Improving performance
While Nutils is not (yet) the fastest tool in its class, with some effort it is possible to achieve sufficient performance to allow simulations of over a million degrees of freedom. The matrix backend is the most important thing to get right, but there are a few other factors that are worth considering.
Enable parallel processing
On multi-core architectures, the most straightforward acceleration path
available is to use parallel assembly, activated using the NUTILS_NPROCS
environment variable. Both Linux and OS X both are supported. Unfortunately,
the feature is currently disabled on Windows as it does not support the fork
system call that is used by the current implementation.
On Windows, the easiest way to enjoy parallel speedup is to make use of the new Windows Subsystem for Linux (WSL2), which is complete Linux environment running on top of Windows. To install it simply select one of the many Linux distributions from the Windows store, such as Ubuntu 20.04 LTS or Debian GNU/Linux.
Disable threads
Many Numpy installations default to using the openBLAS library to provide its
linear algebra routines, which supports multi-threading using the openMP
parallelization standard. While this is useful in general, it is in fact
detrimental in case Nutils is using parallel assembly, in which case the
numerical operations are best performed sequentially. This can be achieved by
setting the OMP_NUM_THREADS
environment variable.
In Linux this can be done permanently by adding the following line to the
shell's configuration file. In Linux this is typically ~/.bashrc
:
export OMP_NUM_THREADS=1
The downside to this approach is that multithreading is disabled for all applications that use openBLAS, not just Nutils. Alternatively in Linux the setting can be specified one-off in the form of a prefix:
OMP_NUM_THREADS=1 NUTILS_NPROCS=8 python myscript.py
Consider a faster interpreter
The most commonly used Python interpreter is without doubt the CPython reference implementation, but it is not the only option. Before taking an application in production it may be worth testing if other implementations have useful performance benefits.

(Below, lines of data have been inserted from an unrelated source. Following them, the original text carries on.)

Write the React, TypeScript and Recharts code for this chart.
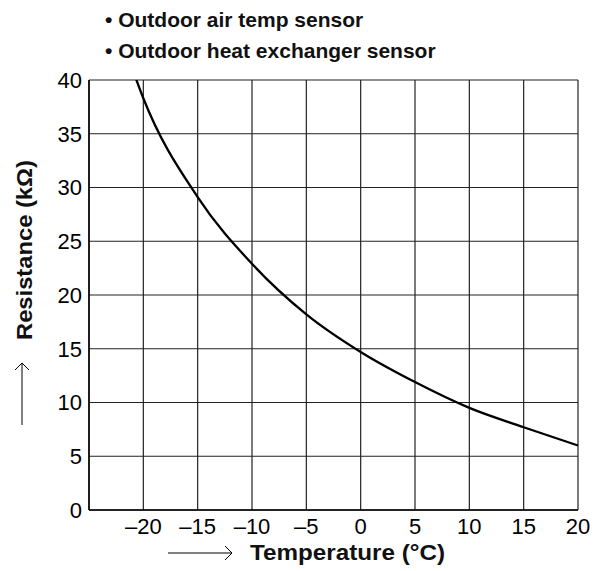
import React from "react";
import { LineChart, Line, XAxis, YAxis, CartesianGrid } from "recharts";

const temps = [-21, -20, -15, -10, -5, 0, 5, 10, 15, 20];
const resistance = [41.0, 38.3, 29.1, 22.9, 18.2, 14.7, 11.9, 9.5, 7.7, 6.0];
const xTicks = [-25, -20, -15, -10, -5, 0, 5, 10, 15, 20];
const yTicks = [0, 5, 10, 15, 20, 25, 30, 35, 40];
const titles = ["• Outdoor air temp sensor", "• Outdoor heat exchanger sensor"];

const data = temps.map((t, i) => ({ t, r: resistance[i] }));

const FONT = '"Liberation Sans", Arial, sans-serif';

const fmtX = (v: number) => (v === -25 ? "" : String(v).replace("-", "\u2013"));

export default function App() {
  return (
    <div style={{ position: "absolute", left: 0, top: 0, width: 599, height: 571, background: "#fff" }}>
      <LineChart
        width={599}
        height={571}
        data={data}
        margin={{ top: 80, right: 21, bottom: 31, left: 59 }}
      >
        <CartesianGrid stroke="#222" strokeWidth={1.2} />
        <XAxis
          dataKey="t"
          type="number"
          domain={[-25, 20]}
          ticks={xTicks}
          tickFormatter={fmtX}
          tickLine={false}
          tickSize={0}
          tickMargin={8}
          height={30}
          axisLine={{ stroke: "#000", strokeWidth: 1.5 }}
          tick={{ fill: "#000", fontSize: 22, fontFamily: FONT }}
          interval={0}
        />
        <YAxis
          type="number"
          domain={[0, 40]}
          ticks={yTicks}
          allowDataOverflow
          width={30}
          tickLine={false}
          tickSize={0}
          tickMargin={7}
          axisLine={{ stroke: "#000", strokeWidth: 1.5 }}
          tick={{ fill: "#000", fontSize: 22, fontFamily: FONT }}
          interval={0}
        />
        <Line
          dataKey="r"
          type="monotone"
          stroke="#000"
          strokeWidth={2.3}
          dot={false}
          isAnimationActive={false}
        />
      </LineChart>
      <svg
        width={599}
        height={571}
        style={{ position: "absolute", left: 0, top: 0, pointerEvents: "none" }}
      >
        {titles.map((s, i) => (
          <text
            key={s}
            x={105}
            y={27 + i * 31}
            fontFamily={FONT}
            fontWeight="bold"
            fontSize={21}
            fill="#111"
          >
            {s}
          </text>
        ))}
        <text
          x={250}
          y={560}
          fontFamily={FONT}
          fontWeight="bold"
          fontSize={22}
          fill="#111"
          textLength={195}
          lengthAdjust="spacingAndGlyphs"
        >
          Temperature (°C)
        </text>
        <line x1={168} y1={553} x2={231} y2={553} stroke="#000" strokeWidth={1} />
        <polyline points="225,546 232,553 225,560" fill="none" stroke="#000" strokeWidth={1} />
        <text
          transform="translate(32,250) rotate(-90)"
          textAnchor="middle"
          fontFamily={FONT}
          fontWeight="bold"
          fontSize={22}
          fill="#111"
          textLength={180}
          lengthAdjust="spacingAndGlyphs"
        >
          Resistance (kΩ)
        </text>
        <line x1={22} y1={425} x2={22} y2={363} stroke="#000" strokeWidth={1} />
        <polyline points="15,370 22,363 29,370" fill="none" stroke="#000" strokeWidth={1} />
      </svg>
    </div>
  );
}
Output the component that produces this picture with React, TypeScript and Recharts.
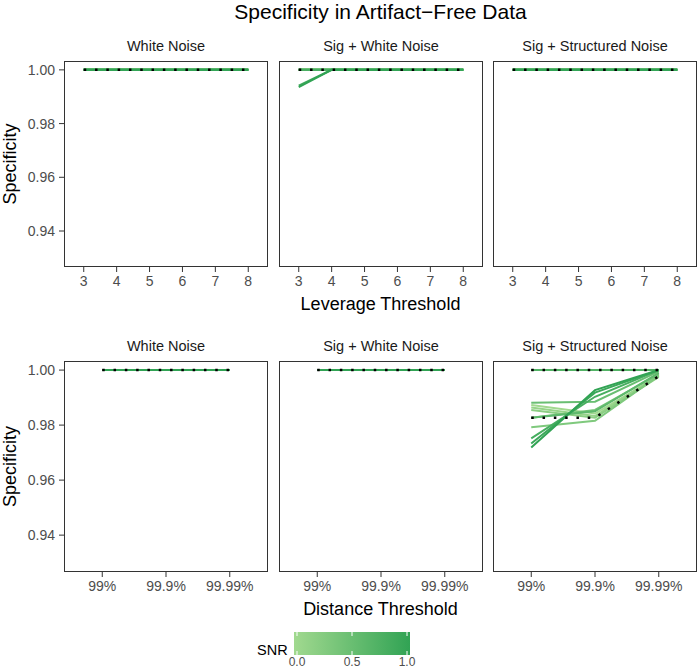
import React from 'react';
import { LineChart, Line, XAxis, YAxis } from 'recharts';

const FONT = '"Liberation Sans", Arial, Helvetica, sans-serif';

// ---------- data ----------
const snrLevels = [0, 0.1, 0.2, 0.3, 0.4, 0.5, 0.6, 0.7, 0.8, 0.9, 1.0];
const leverageThresholds = [3, 4, 5, 6, 7, 8];
const distanceThresholds = ['99%', '99.9%', '99.99%'];
const specificityTicks = [0.94, 0.96, 0.98, 1.0];
const snrLegendTicks = [0, 0.5, 1];
const panelTitles = ['White Noise', 'Sig + White Noise', 'Sig + Structured Noise'];

const levFlat = [1, 1, 1, 1, 1, 1];
const distFlat = [1, 1, 1];

// Leverage threshold, one row per SNR level
const levWhite = [levFlat, levFlat, levFlat, levFlat, levFlat, levFlat, levFlat, levFlat, levFlat, levFlat, levFlat];
const levSigWhite = [
  levFlat, levFlat, levFlat, levFlat, levFlat, levFlat, levFlat, levFlat, levFlat,
  [0.9941, 1, 1, 1, 1, 1],
  [0.9936, 1, 1, 1, 1, 1],
];
const levSigStruct = [levFlat, levFlat, levFlat, levFlat, levFlat, levFlat, levFlat, levFlat, levFlat, levFlat, levFlat];
const levReference = [levFlat];

// Distance threshold, one row per SNR level
const distWhite = [distFlat, distFlat, distFlat, distFlat, distFlat, distFlat, distFlat, distFlat, distFlat, distFlat, distFlat];
const distSigWhite = [distFlat, distFlat, distFlat, distFlat, distFlat, distFlat, distFlat, distFlat, distFlat, distFlat, distFlat];
const distSigStructFlat = [distFlat, distFlat, distFlat, distFlat, distFlat, distFlat, distFlat, distFlat, distFlat, distFlat, distFlat];
const distSigStruct = [
  [0.9873, 0.9842, 0.9978],
  [0.9864, 0.9833, 0.9982],
  [0.9855, 0.9827, 0.9975],
  [0.9792, 0.9816, 0.9980],
  [0.9827, 0.9855, 0.9985],
  [0.9881, 0.9885, 0.9995],
  [0.9827, 0.9850, 0.9990],
  [1.0, 1.0, 1.0],
  [0.9752, 0.9903, 1.0],
  [0.9733, 0.9918, 1.0],
  [0.9719, 0.9927, 1.0],
];
const distReferenceFlat = [distFlat];
const distReferenceStruct = [distFlat, [0.9827, 0.9827, 0.9978]];

// ---------- style ----------
const LOW = [161, 217, 143];
const HIGH = [49, 163, 84];
const snrColor = (s: number) => {
  const c = LOW.map((l, i) => Math.round(l + (HIGH[i] - l) * s));
  return `rgb(${c[0]},${c[1]},${c[2]})`;
};

const PANEL_W = 204;
const COL_LEFT = [64, 279, 493];
const ROW_TOP = [61, 361];
const ROW_H = [206, 211];
const Y_DOMAIN: [number, number] = [0.9266, 1.0033];

type PanelProps = {
  col: number;
  row: number;
  xs: number[];
  groups: number[][][];
  refs: number[][];
  xDomain: [number, number];
  xFormatter?: (v: number) => string;
};

function Panel({ col, row, xs, groups, refs, xDomain, xFormatter }: PanelProps) {
  const showY = col === 0;
  const yw = showY ? 64 : 0;
  const height = ROW_H[row];
  const rows = xs.map((x, i) => {
    const r: Record<string, number> = { x };
    groups.forEach((g, gi) => g.forEach((s, k) => { r[`g${gi}s${k}`] = s[i]; }));
    refs.forEach((s, k) => { r[`ref${k}`] = s[i]; });
    return r;
  });
  const lines: React.ReactNode[] = [];
  groups.forEach((g, gi) =>
    g.forEach((_, k) => {
      lines.push(
        <Line
          key={`g${gi}s${k}`}
          dataKey={`g${gi}s${k}`}
          type="linear"
          stroke={snrColor(snrLevels[k])}
          strokeWidth={2}
          dot={false}
          activeDot={false}
          isAnimationActive={false}
        />
      );
    })
  );
  refs.forEach((_, k) => {
    lines.push(
      <Line
        key={`ref${k}`}
        dataKey={`ref${k}`}
        type="linear"
        stroke="#000"
        strokeWidth={2.5}
        strokeDasharray="2.5 8.8"
        dot={false}
        activeDot={false}
        isAnimationActive={false}
      />
    );
  });
  return (
    <div style={{ position: 'absolute', left: COL_LEFT[col] - yw, top: ROW_TOP[row] }}>
      <LineChart
        width={yw + PANEL_W}
        height={height + 30}
        data={rows}
        margin={{ top: 0, right: 0, bottom: 0, left: 0 }}
      >
        <XAxis
          type="number"
          dataKey="x"
          domain={xDomain}
          ticks={xs}
          interval={0}
          allowDataOverflow
          tickFormatter={xFormatter}
          height={30}
          tickSize={5}
          tickMargin={4}
          axisLine={false}
          tickLine={{ stroke: '#333' }}
          tick={{ fill: '#4d4d4d', fontSize: 14, fontFamily: FONT }}
        />
        <YAxis
          type="number"
          domain={Y_DOMAIN}
          ticks={specificityTicks}
          interval={0}
          allowDataOverflow
          hide={!showY}
          width={yw}
          tickFormatter={(v: number) => v.toFixed(2)}
          tickSize={5}
          tickMargin={4}
          axisLine={false}
          tickLine={{ stroke: '#333' }}
          tick={{ fill: '#4d4d4d', fontSize: 14, fontFamily: FONT }}
        />
        {lines}
      </LineChart>
      <div
        style={{
          position: 'absolute',
          left: yw,
          top: 0,
          width: PANEL_W,
          height,
          border: '1px solid #333',
          boxSizing: 'border-box',
          pointerEvents: 'none',
        }}
      />
    </div>
  );
}

const distIdx = distanceThresholds.map((_, i) => i);
const distFmt = (v: number) => distanceThresholds[v] ?? '';

export default function App() {
  const centerX = COL_LEFT[0] + (COL_LEFT[2] + PANEL_W - COL_LEFT[0]) / 2;
  return (
    <div style={{ position: 'absolute', left: 0, top: 0, width: 698, height: 670, background: '#fff', fontFamily: FONT }}>
      <Panel col={0} row={0} xs={leverageThresholds} groups={[levWhite]} refs={levReference} xDomain={[2.4, 8.6]} />
      <Panel col={1} row={0} xs={leverageThresholds} groups={[levSigWhite]} refs={levReference} xDomain={[2.4, 8.6]} />
      <Panel col={2} row={0} xs={leverageThresholds} groups={[levSigStruct]} refs={levReference} xDomain={[2.4, 8.6]} />
      <Panel col={0} row={1} xs={distIdx} groups={[distWhite]} refs={distReferenceFlat} xDomain={[-0.6, 2.6]} xFormatter={distFmt} />
      <Panel col={1} row={1} xs={distIdx} groups={[distSigWhite]} refs={distReferenceFlat} xDomain={[-0.6, 2.6]} xFormatter={distFmt} />
      <Panel col={2} row={1} xs={distIdx} groups={[distSigStructFlat, distSigStruct]} refs={distReferenceStruct} xDomain={[-0.6, 2.6]} xFormatter={distFmt} />

      <svg width={698} height={670} style={{ position: 'absolute', left: 0, top: 0, pointerEvents: 'none' }}>
        <defs>
          <linearGradient id="snrGrad" x1="0" x2="1" y1="0" y2="0">
            <stop offset="0%" stopColor={snrColor(0)} />
            <stop offset="100%" stopColor={snrColor(1)} />
          </linearGradient>
        </defs>
        <text x={centerX} y={19} textAnchor="middle" fontSize={21} fill="#000" fontFamily={FONT}>
          Specificity in Artifact−Free Data
        </text>
        {ROW_TOP.map((top, r) =>
          panelTitles.map((t, c) => (
            <text key={`${r}-${c}`} x={COL_LEFT[c] + PANEL_W / 2} y={top - 10} textAnchor="middle" fontSize={14.5} fill="#1a1a1a" fontFamily={FONT}>
              {t}
            </text>
          ))
        )}
        {ROW_TOP.map((top, r) => {
          const cy = top + ROW_H[r] / 2;
          return (
            <text key={`yl${r}`} x={16} y={cy} transform={`rotate(-90 16 ${cy})`} textAnchor="middle" fontSize={18} fill="#000" fontFamily={FONT}>
              Specificity
            </text>
          );
        })}
        <text x={centerX} y={310} textAnchor="middle" fontSize={18} fill="#000" fontFamily={FONT}>
          Leverage Threshold
        </text>
        <text x={centerX} y={615} textAnchor="middle" fontSize={18} fill="#000" fontFamily={FONT}>
          Distance Threshold
        </text>
        {/* colour bar legend */}
        <text x={257} y={655} fontSize={14.5} fill="#000" fontFamily={FONT}>SNR</text>
        <rect x={294} y={632} width={116} height={23} fill="url(#snrGrad)" />
        {snrLegendTicks.map((v) => {
          const x = 297 + v * 110;
          return (
            <g key={v}>
              <line x1={x} x2={x} y1={632} y2={636} stroke="#fff" strokeWidth={1} />
              <line x1={x} x2={x} y1={651} y2={655} stroke="#fff" strokeWidth={1} />
              <text x={x} y={666} textAnchor="middle" fontSize={12} fill="#4d4d4d" fontFamily={FONT}>
                {v.toFixed(1)}
              </text>
            </g>
          );
        })}
      </svg>
    </div>
  );
}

One interpreter of note is Pyston, which brings
just-in-time compilation enhancements that in a typical application can yield a
20% speed improvement. After Pyston is installed, Nutils and dependencies can
be installed as before simply replacing python
by pyston3
. As packages will
be installed from source some development libraries may need to be installed,
but what is missing can usually be inferred from the error messages.